Man Booker Prize 2011: Twitter ‘stopping children reading’, says judge Dame Stella Rimington

Filed under: Media — Tags: , , , , , , — Bookblurb @ 5:15 am

Children spend so much time on Twitter and mobile phones that they are losing their love of novels and reading less, the chair of the Man Booker Prize for Fiction has warned.

By Tim Ross

Dame Stella Rimington Photo: EPA/ANGEL DIAZ

Dame Stella Rimington, the former head of MI5, said she was concerned that pupils were missing out on the pleasure of books as electronic communications increasingly dominate their lives.

The judges yesterday announced this year’s longlist of 13 novels, including one of the shortest books ever selected for the 42-year-old award, four first-time novelists and one previous winner.
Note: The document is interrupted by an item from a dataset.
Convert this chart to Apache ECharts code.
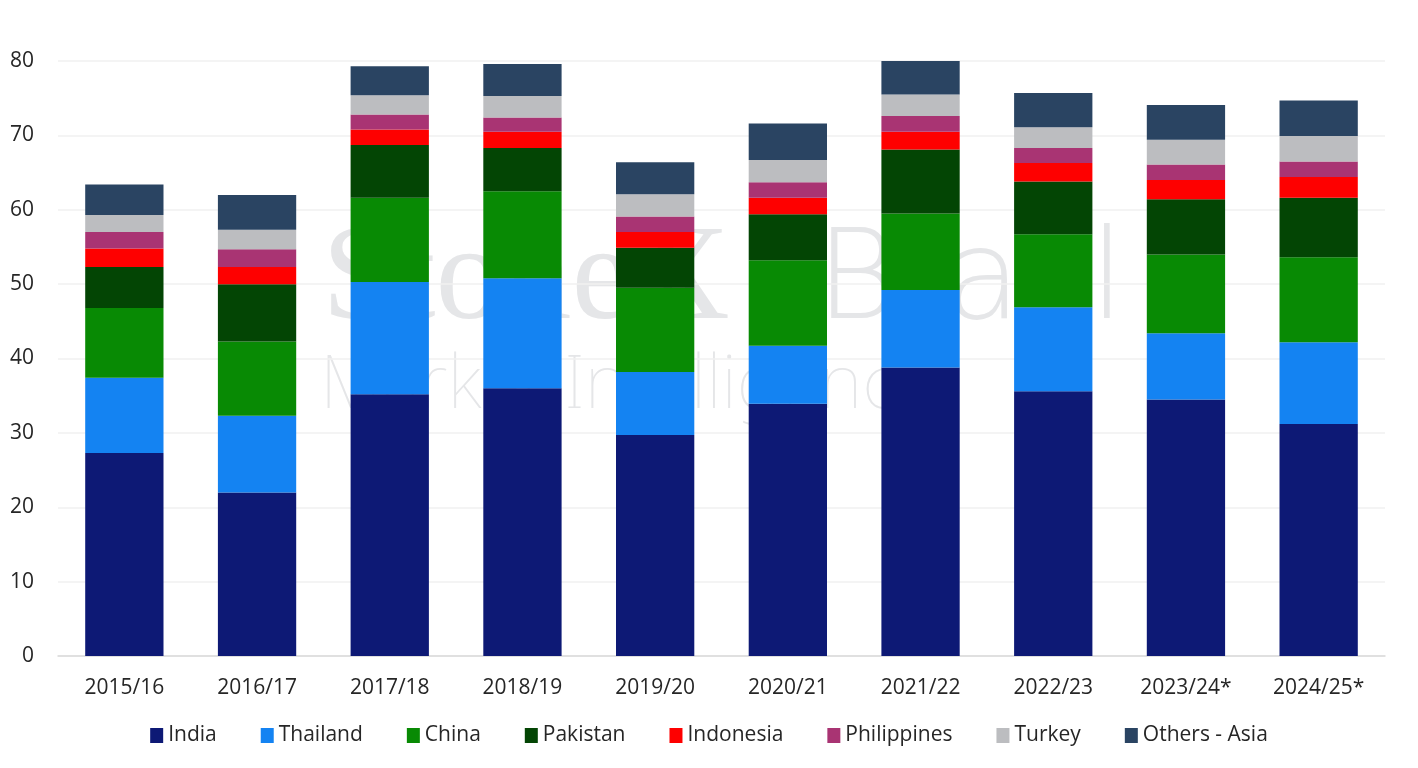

Dame Stella said that while she was confident a market for fiction would still exist in 100 years, she feared many children were not growing up to be book lovers. “I think much of the Twittering and emailing and texting and all that sort of stuff that children go in for now may be taking their eyes off reading fiction. When I was young we read more than the average child reads now.”

Teachers needed to find ways to instil a love of fiction in children, she said, although electronic “reader” devices that can store hundreds of books and newspapers, such as the Amazon Kindle, “could help turn the tide”.